DATA BLOCK:
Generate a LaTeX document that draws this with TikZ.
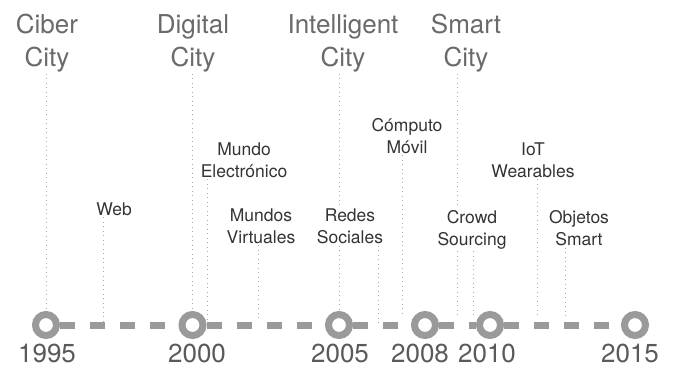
\documentclass[tikz,border=0pt]{standalone}
\usepackage{fontspec}
\setmainfont{TeX Gyre Heros}
\definecolor{trackgray}{HTML}{9A9A9A}
\definecolor{guidegray}{HTML}{A8A8A8}
\definecolor{eragray}{HTML}{6A6A6A}
\definecolor{yeargray}{HTML}{5A5A5A}
\definecolor{eventgray}{HTML}{333333}
\usetikzlibrary{positioning}

\tikzset{
    yeardot/.style = {circle, draw=trackgray, line width=7pt, minimum size=21pt,
                      inner sep=0pt, outer sep=3.5pt},
    track/.style = {draw=trackgray, line width=7pt, dash pattern=on 15pt off 15pt},
    guide/.style = {draw=guidegray, line width=0.9pt, dash pattern=on 0.9pt off 3.6pt},
    era/.style = {font=\fontsize{26}{33}\selectfont, text=eragray, align=center,
                  anchor=base, inner sep=2pt},
    event/.style = {font=\fontsize{17.5}{22}\selectfont, text=eventgray, align=center,
                    anchor=base, inner sep=2pt},
    yearlabel/.style = {font=\fontsize{26}{30}\selectfont, text=yeargray,
                        anchor=base, inner sep=0pt}
}

\begin{document}
\begin{tikzpicture}[x=1pt, y=-1pt]
        \useasboundingbox (0,0) rectangle (673,367);
        % timeline
        \node[yeardot] (c1995) at (46, 325) {};
        \node[yeardot] (c2000) at (192.5, 325) {};
        \node[yeardot] (c2005) at (339, 325) {};
        \node[yeardot] (c2008) at (425, 325) {};
        \node[yeardot] (c2010) at (490, 325) {};
        \node[yeardot] (c2015) at (635, 325) {};
        \draw[track] (c1995) -- (c2000);
        \draw[track] (c2000) -- (c2005);
        \draw[track] (c2005) -- (c2008);
        \draw[track] (c2008) -- (c2010);
        \draw[track] (c2010) -- (c2015);
        \node[yearlabel] (y1995) at (47, 362) {1995};
        \node[yearlabel] (y2000) at (197, 362) {2000};
        \node[yearlabel] (y2005) at (340, 362) {2005};
        \node[yearlabel] (y2008) at (420, 362) {2008};
        \node[yearlabel] (y2010) at (487, 362) {2010};
        \node[yearlabel] (y2015) at (630, 362) {2015};
        % city eras (base = last line)
        \node[era] (ciber) at (47, 66) {Ciber\\City};
        \node[era] (digital) at (193, 66) {Digital\\City};
        \node[era] (intel) at (343, 66) {Intelligent\\City};
        \node[era] (smart) at (466, 66) {Smart\\City};
        % events
        \node[event] (web) at (114, 215) {Web};
        \node[event] (mundo) at (244, 177) {Mundo\\Electrónico};
        \node[event] (mundos) at (261, 243) {Mundos\\Virtuales};
        \node[event] (redes) at (350, 243) {Redes\\Sociales};
        \node[event] (computo) at (407, 153) {Cómputo\\Móvil};
        \node[event] (crowd) at (472, 245) {Crowd\\Sourcing};
        \node[event] (iot) at (533, 177) {IoT\\Wearables};
        \node[event] (objetos) at (579, 245) {Objetos\\Smart};
        % guide ends on the timeline
        \coordinate (gweb) at (103, 321);
        \coordinate (gmundo) at (207, 319);
        \coordinate (gmundos) at (258, 320);
        \coordinate (gredes) at (378, 325);
        \coordinate (gcomputo) at (402, 316);
        \coordinate (gsmart) at (457, 317);
        \coordinate (gcrowd) at (473, 315);
        \coordinate (giot) at (537, 316);
        \coordinate (gobjetos) at (565, 318);
        % dotted guides
        \draw[guide] (ciber.south -| c1995) -- (c1995.north);
        \draw[guide] (digital.south -| c2000) -- (c2000.north);
        \draw[guide] (intel.south -| c2005) -- (redes.north -| c2005);
        \draw[guide] (redes.south -| c2005) -- (c2005.north);
        \draw[guide] (smart.south -| gsmart) -- (crowd.north -| gsmart);
        \draw[guide] (crowd.south -| gsmart) -- (gsmart);
        \draw[guide] (web.south -| gweb) -- (gweb);
        \draw[guide] (mundo.south -| gmundo) -- (gmundo);
        \draw[guide] (mundos.south -| gmundos) -- (gmundos);
        \draw[guide] (redes.south -| gredes) -- (gredes);
        \draw[guide] (computo.south -| gcomputo) -- (gcomputo);
        \draw[guide] (crowd.south -| gcrowd) -- (gcrowd);
        \draw[guide] (iot.south -| giot) -- (giot);
        \draw[guide] (objetos.south -| gobjetos) -- (gobjetos);
\end{tikzpicture}
\end{document}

TASK DETAILS: Do not copy the pictures, but repeat every line exactly.

RESPONSE TO THIS TASK:
Generate a LaTeX document that draws this with TikZ.
\documentclass[tikz,border=0pt]{standalone}
\usepackage{fontspec}
\setmainfont{TeX Gyre Heros}
\definecolor{trackgray}{HTML}{9A9A9A}
\definecolor{guidegray}{HTML}{A8A8A8}
\definecolor{eragray}{HTML}{6A6A6A}
\definecolor{yeargray}{HTML}{5A5A5A}
\definecolor{eventgray}{HTML}{333333}
\usetikzlibrary{positioning}

\tikzset{
    yeardot/.style = {circle, draw=trackgray, line width=7pt, minimum size=21pt,
                      inner sep=0pt, outer sep=3.5pt},
    track/.style = {draw=trackgray, line width=7pt, dash pattern=on 15pt off 15pt},
    guide/.style = {draw=guidegray, line width=0.9pt, dash pattern=on 0.9pt off 3.6pt},
    era/.style = {font=\fontsize{26}{33}\selectfont, text=eragray, align=center,
                  anchor=base, inner sep=2pt},
    event/.style = {font=\fontsize{17.5}{22}\selectfont, text=eventgray, align=center,
                    anchor=base, inner sep=2pt},
    yearlabel/.style = {font=\fontsize{26}{30}\selectfont, text=yeargray,
                        anchor=base, inner sep=0pt}
}

\begin{document}
\begin{tikzpicture}[x=1pt, y=-1pt]
        \useasboundingbox (0,0) rectangle (673,367);
        % timeline
        \node[yeardot] (c1995) at (46, 325) {};
        \node[yeardot] (c2000) at (192.5, 325) {};
        \node[yeardot] (c2005) at (339, 325) {};
        \node[yeardot] (c2008) at (425, 325) {};
        \node[yeardot] (c2010) at (490, 325) {};
        \node[yeardot] (c2015) at (635, 325) {};
        \draw[track] (c1995) -- (c2000);
        \draw[track] (c2000) -- (c2005);
        \draw[track] (c2005) -- (c2008);
        \draw[track] (c2008) -- (c2010);
        \draw[track] (c2010) -- (c2015);
        \node[yearlabel] (y1995) at (47, 362) {1995};
        \node[yearlabel] (y2000) at (197, 362) {2000};
        \node[yearlabel] (y2005) at (340, 362) {2005};
        \node[yearlabel] (y2008) at (420, 362) {2008};
        \node[yearlabel] (y2010) at (487, 362) {2010};
        \node[yearlabel] (y2015) at (630, 362) {2015};
        % city eras (base = last line)
        \node[era] (ciber) at (47, 66) {Ciber\\City};
        \node[era] (digital) at (193, 66) {Digital\\City};
        \node[era] (intel) at (343, 66) {Intelligent\\City};
        \node[era] (smart) at (466, 66) {Smart\\City};
        % events
        \node[event] (web) at (114, 215) {Web};
        \node[event] (mundo) at (244, 177) {Mundo\\Electrónico};
        \node[event] (mundos) at (261, 243) {Mundos\\Virtuales};
        \node[event] (redes) at (350, 243) {Redes\\Sociales};
        \node[event] (computo) at (407, 153) {Cómputo\\Móvil};
        \node[event] (crowd) at (472, 245) {Crowd\\Sourcing};
        \node[event] (iot) at (533, 177) {IoT\\Wearables};
        \node[event] (objetos) at (579, 245) {Objetos\\Smart};
        % guide ends on the timeline
        \coordinate (gweb) at (103, 321);
        \coordinate (gmundo) at (207, 319);
        \coordinate (gmundos) at (258, 320);
        \coordinate (gredes) at (378, 325);
        \coordinate (gcomputo) at (402, 316);
        \coordinate (gsmart) at (457, 317);
        \coordinate (gcrowd) at (473, 315);
        \coordinate (giot) at (537, 316);
        \coordinate (gobjetos) at (565, 318);
        % dotted guides
        \draw[guide] (ciber.south -| c1995) -- (c1995.north);
        \draw[guide] (digital.south -| c2000) -- (c2000.north);
        \draw[guide] (intel.south -| c2005) -- (redes.north -| c2005);
        \draw[guide] (redes.south -| c2005) -- (c2005.north);
        \draw[guide] (smart.south -| gsmart) -- (crowd.north -| gsmart);
        \draw[guide] (crowd.south -| gsmart) -- (gsmart);
        \draw[guide] (web.south -| gweb) -- (gweb);
        \draw[guide] (mundo.south -| gmundo) -- (gmundo);
        \draw[guide] (mundos.south -| gmundos) -- (gmundos);
        \draw[guide] (redes.south -| gredes) -- (gredes);
        \draw[guide] (computo.south -| gcomputo) -- (gcomputo);
        \draw[guide] (crowd.south -| gcrowd) -- (gcrowd);
        \draw[guide] (iot.south -| giot) -- (giot);
        \draw[guide] (objetos.south -| gobjetos) -- (gobjetos);
\end{tikzpicture}
\end{document}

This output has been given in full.